The program claims to have some early results. Rosewood São Paulo has achieved 90% waste diversion, operates on 100% renewable energy, and has hired 45% of its workforce from underserved groups. Rosewood Phuket sources all ingredients for its signature restaurant locally. Rosewood Mayakoba in Mexico supports a non-profit school, while Rosewood Phnom Penh partners with a vocational training non-profit in Cambodia.

Rosewood's Impact
Here are some of the early successes claimed by these hotels.
- Rosewood São Paulo has achieved 90% waste diversion and operates on 100% renewable energy. It has hired 45% of its workforce from underserved local groups.
- Rosewood Phuket has been one of the local pioneers in environmental sustainability, earning LEED Gold Certification and achieving local sourcing goals. Its signature restaurant, Ta Khai, sources all ingredients locally, supporting community farmers using sustainable practices.

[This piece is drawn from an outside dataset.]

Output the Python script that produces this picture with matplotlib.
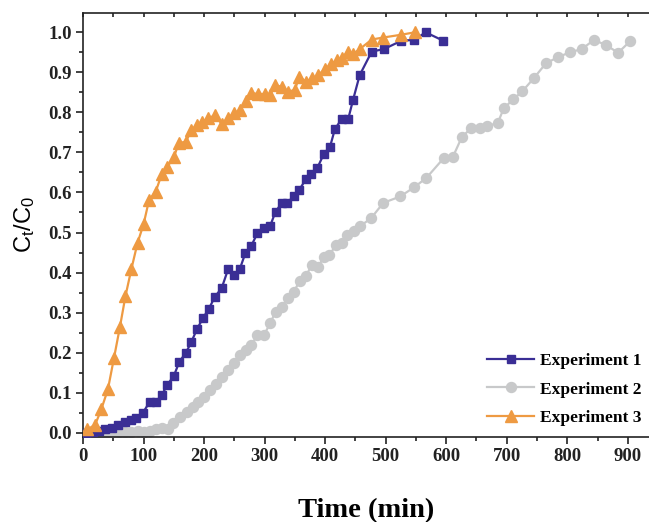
import matplotlib.pyplot as plt
from matplotlib.ticker import MultipleLocator

# Experiment 1
time_1 = [5, 16, 26, 37, 47, 58, 69, 80, 88, 99, 110, 120, 130, 139, 150, 159, 170, 179, 188, 198,
          208, 218, 229, 240, 249, 259, 268, 278, 288, 299, 309, 318, 328, 337, 348, 357, 368, 377,
          387, 398, 408, 416, 427, 438, 446, 457, 477, 497, 526, 547, 566, 595]
ratio_1 = [0.0, 0.002, 0.005, 0.008, 0.011, 0.019, 0.027, 0.032, 0.036, 0.05, 0.077, 0.077, 0.094,
           0.119, 0.142, 0.177, 0.2, 0.227, 0.258, 0.286, 0.31, 0.34, 0.361, 0.41, 0.395, 0.409,
           0.448, 0.467, 0.498, 0.51, 0.516, 0.552, 0.573, 0.573, 0.591, 0.606, 0.633, 0.646,
           0.661, 0.697, 0.714, 0.758, 0.783, 0.783, 0.831, 0.893, 0.952, 0.958, 0.979, 0.981,
           1.0, 0.979]

# Experiment 2
time_2 = [20, 30, 40, 50, 60, 70, 80, 90, 100, 110, 120, 130, 140, 149, 160, 171, 182, 190, 200,
          209, 219, 229, 240, 249, 259, 270, 278, 288, 299, 309, 318, 329, 339, 348, 358, 368, 378,
          388, 398, 407, 418, 427, 436, 447, 458, 476, 496, 524, 547, 567, 596, 611, 626, 641, 656,
          667, 685, 695, 711, 726, 745, 765, 785, 804, 824, 844, 864, 884, 904]
ratio_2 = [0.0, 0.0, 0.001, 0.002, 0.002, 0.002, 0.003, 0.004, 0.003, 0.005, 0.009, 0.011, 0.009,
           0.023, 0.04, 0.052, 0.065, 0.077, 0.09, 0.107, 0.122, 0.14, 0.157, 0.173, 0.194, 0.207,
           0.219, 0.244, 0.244, 0.273, 0.302, 0.315, 0.336, 0.352, 0.379, 0.391, 0.419, 0.413,
           0.44, 0.444, 0.469, 0.473, 0.494, 0.504, 0.516, 0.536, 0.574, 0.59, 0.613, 0.636,
           0.686, 0.689, 0.739, 0.76, 0.76, 0.766, 0.773, 0.81, 0.833, 0.853, 0.886, 0.923, 0.938,
           0.95, 0.958, 0.981, 0.968, 0.949, 0.978]

# Experiment 3
time_3 = [7, 20, 30, 41, 51, 61, 70, 80, 90, 100, 109, 120, 130, 139, 150, 158, 170, 179, 188, 197,
          207, 218, 229, 240, 250, 259, 270, 278, 289, 300, 309, 317, 328, 339, 350, 357, 368, 379,
          388, 400, 409, 419, 428, 438, 446, 457, 477, 496, 526, 548]
ratio_3 = [0.008, 0.02, 0.058, 0.108, 0.186, 0.265, 0.341, 0.41, 0.474, 0.521, 0.581, 0.602, 0.646,
           0.664, 0.688, 0.723, 0.727, 0.756, 0.768, 0.777, 0.785, 0.793, 0.771, 0.787, 0.798,
           0.806, 0.828, 0.848, 0.846, 0.846, 0.843, 0.868, 0.864, 0.852, 0.856, 0.889, 0.877,
           0.885, 0.893, 0.908, 0.92, 0.93, 0.937, 0.952, 0.946, 0.958, 0.982, 0.987, 0.994, 1.0]

serif = 'Liberation Serif'

fig = plt.figure(figsize=(6.49, 5.22), dpi=100)
ax = fig.add_axes([0.128, 0.1634, 0.872, 0.8123])

ax.plot(time_1, ratio_1, color='#3a2e95', lw=1.6, marker='s', ms=6.2, label='Experiment 1', zorder=3)
ax.plot(time_2, ratio_2, color='#c8c9ca', lw=1.6, marker='o', ms=7.2, label='Experiment 2', zorder=2)
ax.plot(time_3, ratio_3, color='#ee9a42', lw=1.6, marker='^', ms=8.2, label='Experiment 3', zorder=4)

ax.set_xlim(0, 935)
ax.set_ylim(-0.01, 1.049)
ax.xaxis.set_major_locator(MultipleLocator(100))
ax.xaxis.set_minor_locator(MultipleLocator(50))
ax.yaxis.set_major_locator(MultipleLocator(0.1))
ax.yaxis.set_minor_locator(MultipleLocator(0.05))
ax.yaxis.set_major_formatter(plt.FormatStrFormatter('%.1f'))

ax.spines['right'].set_visible(False)
for s in ['left', 'bottom', 'top']:
    ax.spines[s].set_linewidth(1.2)
    ax.spines[s].set_color('#222222')

ax.tick_params(which='major', direction='out', length=5, width=1.2, colors='#222222')
ax.tick_params(which='minor', direction='out', length=3, width=1.2, colors='#222222')
ax.tick_params(axis='both', labelsize=13.5, pad=3)
for lab in ax.get_xticklabels() + ax.get_yticklabels():
    lab.set_fontfamily(serif)
    lab.set_fontweight('bold')

# ticks along the top
top = ax.secondary_xaxis('top')
top.xaxis.set_major_locator(MultipleLocator(50))
top.tick_params(direction='in', length=3, width=1.2, labeltop=False, colors='#222222')
top.spines['top'].set_visible(False)

ax.set_xlabel('Time (min)', fontfamily=serif, fontweight='bold', fontsize=20.5, labelpad=24)
ax.set_ylabel('$\\mathregular{C_t/C_0}$', fontfamily='Liberation Sans', fontsize=17, labelpad=8)

leg = ax.legend(loc='lower right', bbox_to_anchor=(1.015, -0.012), frameon=False,
                handlelength=2.7, handletextpad=0.35, labelspacing=0.72,
                prop={'family': serif, 'weight': 'bold', 'size': 12.5})

fig.savefig('out.png', dpi=100)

- Rosewood Mayakoba revived a non-profit school in Riviera Maya that had stopped functioning and now supports over 450 students. It recently added a separate building for a new secondary school.
- Rosewood Phnom Penh partners with a local non-profit offering vocational training to Cambodian youth, bringing in students for performances and demonstrations of local artistic traditions.
- Rosewood Baha Mar focuses on coral conservation in The Bahamas, partnering with the Bahamas Reef Environment Educational Foundation. The resort employs 95% local staff and promotes diversity and female representation at supervisory levels.
- Rosewood Hong Kong introduced BluHouse, a restaurant concept that employs refugees and ethnic minorities.
Hotel Business Benefits
Ahmed challenged the notion that doing good compromises business performance.
"The travel sector accepts that there's a trade-off between doing well and doing good far too easily," Ahmed said. "The fact that two of our Impact Trailblazers properties — Rosewood Hong Kong and Rosewood São Paulo — were recently featured in the latest 50 Best Hotels list shows that there's definitely not a trade-off in delivering luxury and having a positive social impact."
The efforts can also translate into enhancing guest loyalty.
"Luxury is a feeling," Ahmed said. "It's about the connection we create with our guests, and this can be fostered even without spelling out the social impact piece."
"If you've stayed at Rosewood Mayakoba, you'll know that each guest receives a beautiful little, colorful, folklore animal representative of Mayan culture," Ahmed said. "Guests have commented positively on these figurines. But what most don't know is that these figures are special because they are carved through a partnership with a social enterprise that hires women recovery from domestic abuse."
Rosewood executives also believe that hotels with a social impact work have a better chance of attracting and retaining top talent.
"The pandemic has accelerated this trend of people wanting to know that the work that they are doing most of the hours of their day is doing something positive for the world," Ahmed said.